Scammed for $30,000 plus

Local couple robbed in well-orchestrated international scam - Part 1 in a series looking at how the scam works and how elaborate the operation is.

What started out as a cry for help ended up in an international incident with car ramming, guns and corruption for a Kununurra couple.

In the end it cost them more than $30,000 and a loss of faith in human nature.

They don't wish to be named and believe other Kununurra residents have been trapped in similar circumstances.

They do want other people to be aware and for this reason have told the Kimberley Echo the chilling story of how two intelligent business people managed to get sucked into a plot that could well have cost the husband, not just substantially more money, but his life as well.

It all started with a letter from South Africa, complete with the appropriate stamps and franked envelope.

Inside was a letter, typed in capitals and signed by 'a private assistant' Lima Da Silva and a woman Mrs Zubair Sankarah.

The letter, purported to be written by Mrs Sankarah, said the couple's reputation of honesty and integrity had been brought to her attention by a mutual friend.

She then went on to say that she and her husband had owned one of the most successful farms in Zimbabwe until they were forced off it by President Mugabe's 'veterans'.

She claimed her husband had been murdered and she and her son had fled to South Africa.

However, before her husband's murder, he had deposited $US 9.5 million in a safety deposit box in South Africa.

Because she was a refugee she could do nothing with the money and needed a foreign businessman to open an account in South Africa so the money could be deposited and then moved out of the country.

For this service she was willing to pay 15 per cent.

Next to Da Silva's name at the bottom of the letter was a mobile telephone number.

Normally the couple would have thrown it away and not given it much more thought.

But, a short time previously, they had known a Zimbabwean woman, in Kununurra, who had witnessed the murder of her husband, rape of her children and then their murder.

All, including the woman, had then had their throats slashed.

Miraculously, she had survived and now lives in Australia.

It was enough for the Kununurra couple to think just 'maybe' this could be the odd one out and not a scam, but a genuine call for help - they dialled the number.

There followed a series of phone calls and the couple got to talk to the mother and son as well as the private assistant.

They weren't convinced and asked for documentation.

It was dispatched almost immediately - various faxes, names and companies.

Amongst these was the company supposed to be holding the safety deposit box - King Security.

Everything checked out and King Security even had a page on the Internet.

They even received a five-page 'Depository Agreement' supposedly made when the deceased husband deposited the money with the security company.

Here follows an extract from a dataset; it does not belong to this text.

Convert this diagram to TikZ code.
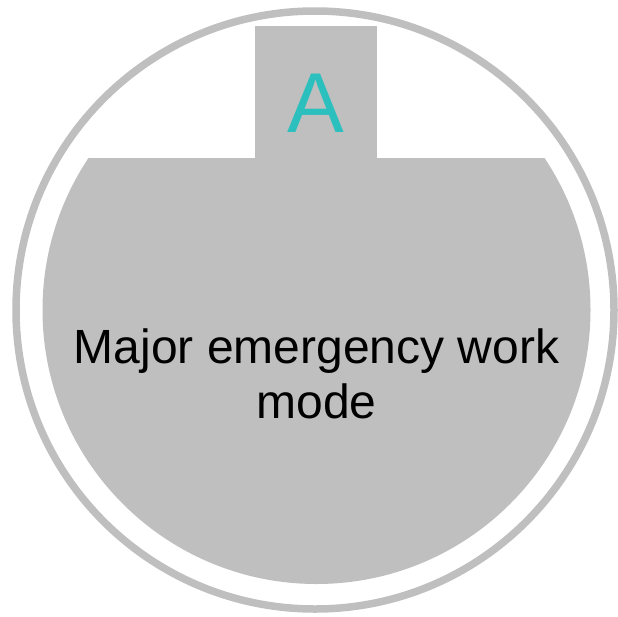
\documentclass[tikz,border=0pt]{standalone}
\usepackage{fontspec}
\setmainfont{Liberation Sans}
\definecolor{ringgray}{RGB}{191,191,191}
\definecolor{teal}{RGB}{43,191,189}
\begin{document}
\begin{tikzpicture}[x=1pt,y=-1pt,
  ring/.style={draw=ringgray,line width=7.5pt},
  disc/.style={fill=ringgray},
  letter/.style={text=teal,font=\fontsize{85}{90}\selectfont,inner sep=0pt},
  label/.style={text=black,font=\fontsize{48}{55}\selectfont,align=center,inner sep=0pt}]
\useasboundingbox (0,0) rectangle (618,616);
\draw[ring] (315,310) circle[radius=299];
\begin{scope}
  \clip (0,158) rectangle (618,616);
  \fill[disc] (316.5,310) circle[radius=274];
\end{scope}
\fill[disc] (255,26) rectangle (377,159);
\node[letter,anchor=base] (A) at (316,132) {A};
\node[label,anchor=base] (mode) at (316.5,418) {Major emergency work\\mode};
\end{tikzpicture}
\end{document}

Couched in legal terminology, it laid out the conditions and charges for the storage and insurance of the security box and showed that money had been paid up front for its storage.

Then followed more telephone calls from South Africa with the woman and her children crying on the phone, saying how frightened they were and that they just wanted to get out of South Africa.

These calls continued for about six weeks until the couple could stand it no longer and it was decided the husband would fly to South Africa and see the situation first hand.

At this stage, they had not been asked for any money, only that a business account be set up with a bank in South Africa.